While a tax is not in the ordinary sense a debt (State v. Railway Cos. 128 Wis. 449, 108 N. W. 594) because it lacks the element of contractual obligation, it is nevertheless a *459liability properly chargeable as an operating expense. Willcox v. Consolidated Gas Co. 212 U. S. 19, 29 Sup. Ct 192; People ex rel. Jamaica W. S. Co. v. State Board of Tax Comm'rs, 196 N. Y. 39, 89 N. E. 581.
The tax being a liability, it must be discharged by the company against which it is assessed. The company has no means of discharging it except out of its earnings or capital. We think it would not be claimed for a moment that a corporation was entitled to declare a dividend without regard to its taxes. A set of accounts which in no way reflects the company’s liability with respect to taxes certainly does not exhibit a correct statement as to its financial situation. The tax levied measured the amount properly chargeable to the company for the protection it enjoyed under the government and its contribution necessary to maintain and perpetuate that government.

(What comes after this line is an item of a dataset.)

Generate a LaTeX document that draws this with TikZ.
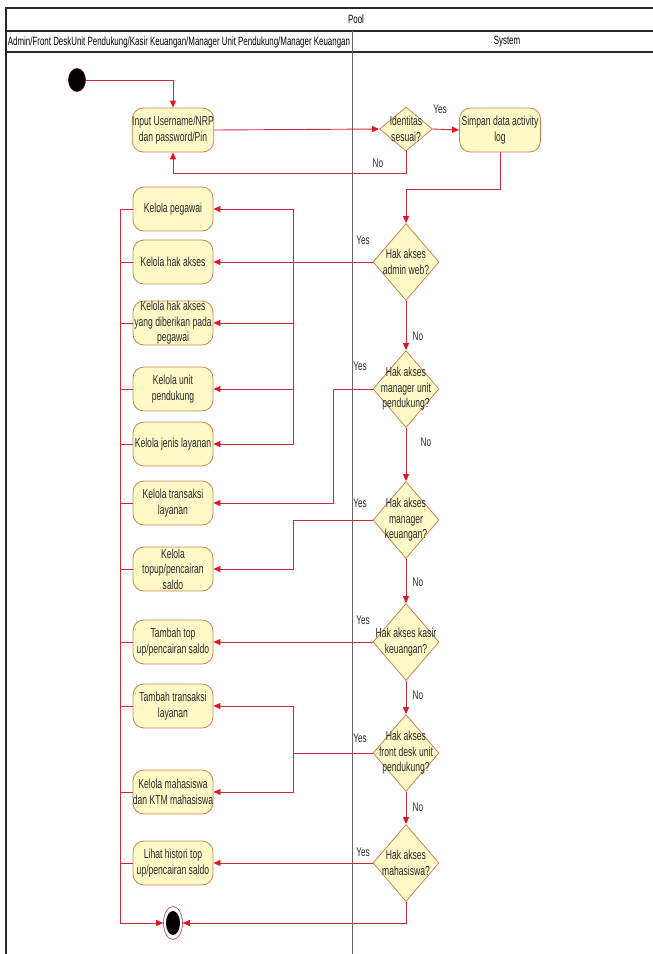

By the very act of operating it became liable for a sum which was- measured by the amount of its earnings after deducting expenses. The corporation had no net earnings until this liability, necessarily incident to its operation, was discharged. The corporate management having determined the basis upon which the net earnings were to be computed and it being the usual and ordinary practice of the company to accrue and deduct its taxes in determining its net earnings, it is considered that the federal income and excess profits taxes were properly deducted as an expense incident to operation in determining the amount of the net earnings under the contract. It has been so held. Patent Castings Syndicate, Ltd. v. Etherington, L. R. [1919] 1 Ch. 306; Galveston E. Co. v. Galveston, 258 U. S. 388, 42 Sup. Ct. 351; Ransom C. M. Co. v. Moody, 282 Fed. 29. See, also, State ex rel. Stern M. Co. v. Tax Comm. 170 Wis. 506, 175 N. W. 931.
In the view which we take of the case it is not necessary for us to consider the effect of the letter dated March 26, 1919.
By the Court. — Judgment in each case is affirmed. Clerk’s fees and one bill of costs to be taxed.